Word for word, give the material below again, minus any images.
====
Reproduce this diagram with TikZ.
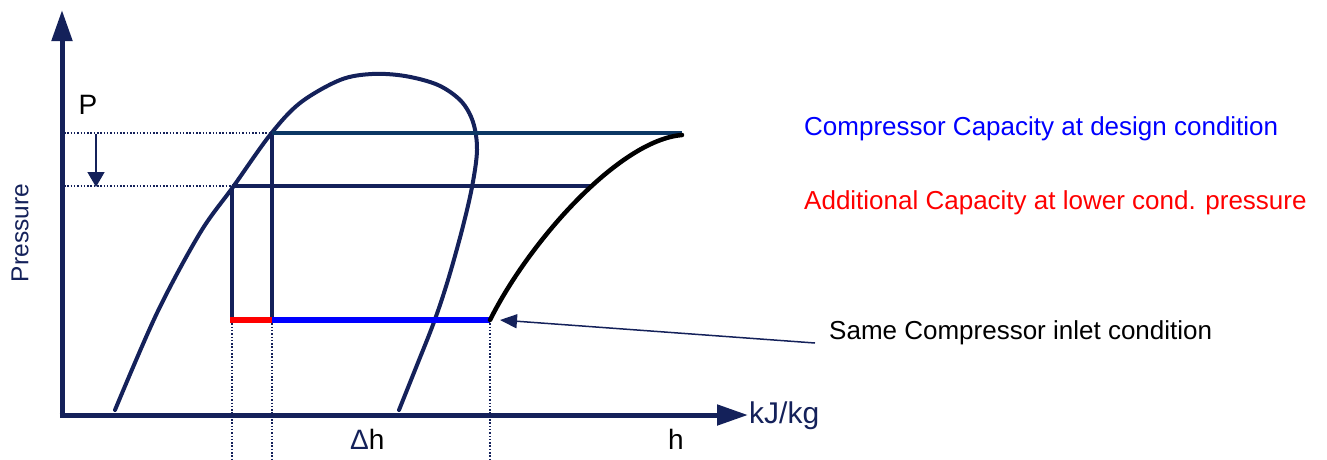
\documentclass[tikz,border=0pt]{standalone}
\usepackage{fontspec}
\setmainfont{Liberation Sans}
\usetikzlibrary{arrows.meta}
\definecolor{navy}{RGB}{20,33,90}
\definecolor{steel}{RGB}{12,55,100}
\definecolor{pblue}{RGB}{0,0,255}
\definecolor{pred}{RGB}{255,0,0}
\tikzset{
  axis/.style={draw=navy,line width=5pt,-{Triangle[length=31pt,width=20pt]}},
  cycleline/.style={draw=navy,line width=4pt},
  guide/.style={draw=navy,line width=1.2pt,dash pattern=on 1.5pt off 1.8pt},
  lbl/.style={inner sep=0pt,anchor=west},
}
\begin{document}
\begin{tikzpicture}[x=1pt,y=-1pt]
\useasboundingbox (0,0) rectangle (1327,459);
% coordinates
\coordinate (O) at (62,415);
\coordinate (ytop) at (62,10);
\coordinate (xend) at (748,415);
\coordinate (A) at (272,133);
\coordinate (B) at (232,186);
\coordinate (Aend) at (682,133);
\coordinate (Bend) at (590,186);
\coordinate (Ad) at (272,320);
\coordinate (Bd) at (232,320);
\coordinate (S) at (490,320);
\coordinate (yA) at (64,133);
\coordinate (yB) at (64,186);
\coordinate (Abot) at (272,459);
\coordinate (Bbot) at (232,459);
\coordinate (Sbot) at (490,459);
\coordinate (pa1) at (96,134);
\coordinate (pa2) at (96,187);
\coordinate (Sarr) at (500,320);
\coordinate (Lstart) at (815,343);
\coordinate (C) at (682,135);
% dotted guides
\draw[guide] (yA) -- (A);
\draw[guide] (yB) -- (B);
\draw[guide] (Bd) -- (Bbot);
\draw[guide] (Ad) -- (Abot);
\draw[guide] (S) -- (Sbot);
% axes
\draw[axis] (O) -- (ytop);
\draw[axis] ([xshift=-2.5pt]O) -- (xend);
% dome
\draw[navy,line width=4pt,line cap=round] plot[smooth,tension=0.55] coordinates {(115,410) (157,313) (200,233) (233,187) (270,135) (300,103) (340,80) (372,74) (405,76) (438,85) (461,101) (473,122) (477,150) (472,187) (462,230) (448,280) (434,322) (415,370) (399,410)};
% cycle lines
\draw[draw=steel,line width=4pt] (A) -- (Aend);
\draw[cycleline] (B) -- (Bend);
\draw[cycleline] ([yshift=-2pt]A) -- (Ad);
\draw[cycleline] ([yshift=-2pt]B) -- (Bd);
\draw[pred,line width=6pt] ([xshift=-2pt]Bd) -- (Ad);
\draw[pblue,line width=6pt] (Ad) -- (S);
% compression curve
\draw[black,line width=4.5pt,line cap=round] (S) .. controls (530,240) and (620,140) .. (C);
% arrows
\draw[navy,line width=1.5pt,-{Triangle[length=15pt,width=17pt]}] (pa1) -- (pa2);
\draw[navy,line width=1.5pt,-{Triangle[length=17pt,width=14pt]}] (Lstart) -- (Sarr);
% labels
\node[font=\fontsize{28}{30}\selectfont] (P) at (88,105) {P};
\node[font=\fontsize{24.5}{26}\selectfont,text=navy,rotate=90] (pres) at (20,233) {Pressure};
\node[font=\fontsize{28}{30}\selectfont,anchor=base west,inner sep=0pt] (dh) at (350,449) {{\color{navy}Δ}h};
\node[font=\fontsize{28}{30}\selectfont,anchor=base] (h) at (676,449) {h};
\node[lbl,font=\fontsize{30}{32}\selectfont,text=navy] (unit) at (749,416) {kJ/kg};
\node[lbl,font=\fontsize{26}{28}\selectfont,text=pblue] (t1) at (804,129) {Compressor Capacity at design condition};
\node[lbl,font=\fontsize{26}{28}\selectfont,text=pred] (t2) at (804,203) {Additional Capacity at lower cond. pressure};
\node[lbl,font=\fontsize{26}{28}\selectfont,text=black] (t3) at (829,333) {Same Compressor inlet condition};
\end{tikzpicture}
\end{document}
====
FULL ANSWER:
Reproduce this diagram with TikZ.
\documentclass[tikz,border=0pt]{standalone}
\usepackage{fontspec}
\setmainfont{Liberation Sans}
\usetikzlibrary{arrows.meta}
\definecolor{navy}{RGB}{20,33,90}
\definecolor{steel}{RGB}{12,55,100}
\definecolor{pblue}{RGB}{0,0,255}
\definecolor{pred}{RGB}{255,0,0}
\tikzset{
  axis/.style={draw=navy,line width=5pt,-{Triangle[length=31pt,width=20pt]}},
  cycleline/.style={draw=navy,line width=4pt},
  guide/.style={draw=navy,line width=1.2pt,dash pattern=on 1.5pt off 1.8pt},
  lbl/.style={inner sep=0pt,anchor=west},
}
\begin{document}
\begin{tikzpicture}[x=1pt,y=-1pt]
\useasboundingbox (0,0) rectangle (1327,459);
% coordinates
\coordinate (O) at (62,415);
\coordinate (ytop) at (62,10);
\coordinate (xend) at (748,415);
\coordinate (A) at (272,133);
\coordinate (B) at (232,186);
\coordinate (Aend) at (682,133);
\coordinate (Bend) at (590,186);
\coordinate (Ad) at (272,320);
\coordinate (Bd) at (232,320);
\coordinate (S) at (490,320);
\coordinate (yA) at (64,133);
\coordinate (yB) at (64,186);
\coordinate (Abot) at (272,459);
\coordinate (Bbot) at (232,459);
\coordinate (Sbot) at (490,459);
\coordinate (pa1) at (96,134);
\coordinate (pa2) at (96,187);
\coordinate (Sarr) at (500,320);
\coordinate (Lstart) at (815,343);
\coordinate (C) at (682,135);
% dotted guides
\draw[guide] (yA) -- (A);
\draw[guide] (yB) -- (B);
\draw[guide] (Bd) -- (Bbot);
\draw[guide] (Ad) -- (Abot);
\draw[guide] (S) -- (Sbot);
% axes
\draw[axis] (O) -- (ytop);
\draw[axis] ([xshift=-2.5pt]O) -- (xend);
% dome
\draw[navy,line width=4pt,line cap=round] plot[smooth,tension=0.55] coordinates {(115,410) (157,313) (200,233) (233,187) (270,135) (300,103) (340,80) (372,74) (405,76) (438,85) (461,101) (473,122) (477,150) (472,187) (462,230) (448,280) (434,322) (415,370) (399,410)};
% cycle lines
\draw[draw=steel,line width=4pt] (A) -- (Aend);
\draw[cycleline] (B) -- (Bend);
\draw[cycleline] ([yshift=-2pt]A) -- (Ad);
\draw[cycleline] ([yshift=-2pt]B) -- (Bd);
\draw[pred,line width=6pt] ([xshift=-2pt]Bd) -- (Ad);
\draw[pblue,line width=6pt] (Ad) -- (S);
% compression curve
\draw[black,line width=4.5pt,line cap=round] (S) .. controls (530,240) and (620,140) .. (C);
% arrows
\draw[navy,line width=1.5pt,-{Triangle[length=15pt,width=17pt]}] (pa1) -- (pa2);
\draw[navy,line width=1.5pt,-{Triangle[length=17pt,width=14pt]}] (Lstart) -- (Sarr);
% labels
\node[font=\fontsize{28}{30}\selectfont] (P) at (88,105) {P};
\node[font=\fontsize{24.5}{26}\selectfont,text=navy,rotate=90] (pres) at (20,233) {Pressure};
\node[font=\fontsize{28}{30}\selectfont,anchor=base west,inner sep=0pt] (dh) at (350,449) {{\color{navy}Δ}h};
\node[font=\fontsize{28}{30}\selectfont,anchor=base] (h) at (676,449) {h};
\node[lbl,font=\fontsize{30}{32}\selectfont,text=navy] (unit) at (749,416) {kJ/kg};
\node[lbl,font=\fontsize{26}{28}\selectfont,text=pblue] (t1) at (804,129) {Compressor Capacity at design condition};
\node[lbl,font=\fontsize{26}{28}\selectfont,text=pred] (t2) at (804,203) {Additional Capacity at lower cond. pressure};
\node[lbl,font=\fontsize{26}{28}\selectfont,text=black] (t3) at (829,333) {Same Compressor inlet condition};
\end{tikzpicture}
\end{document}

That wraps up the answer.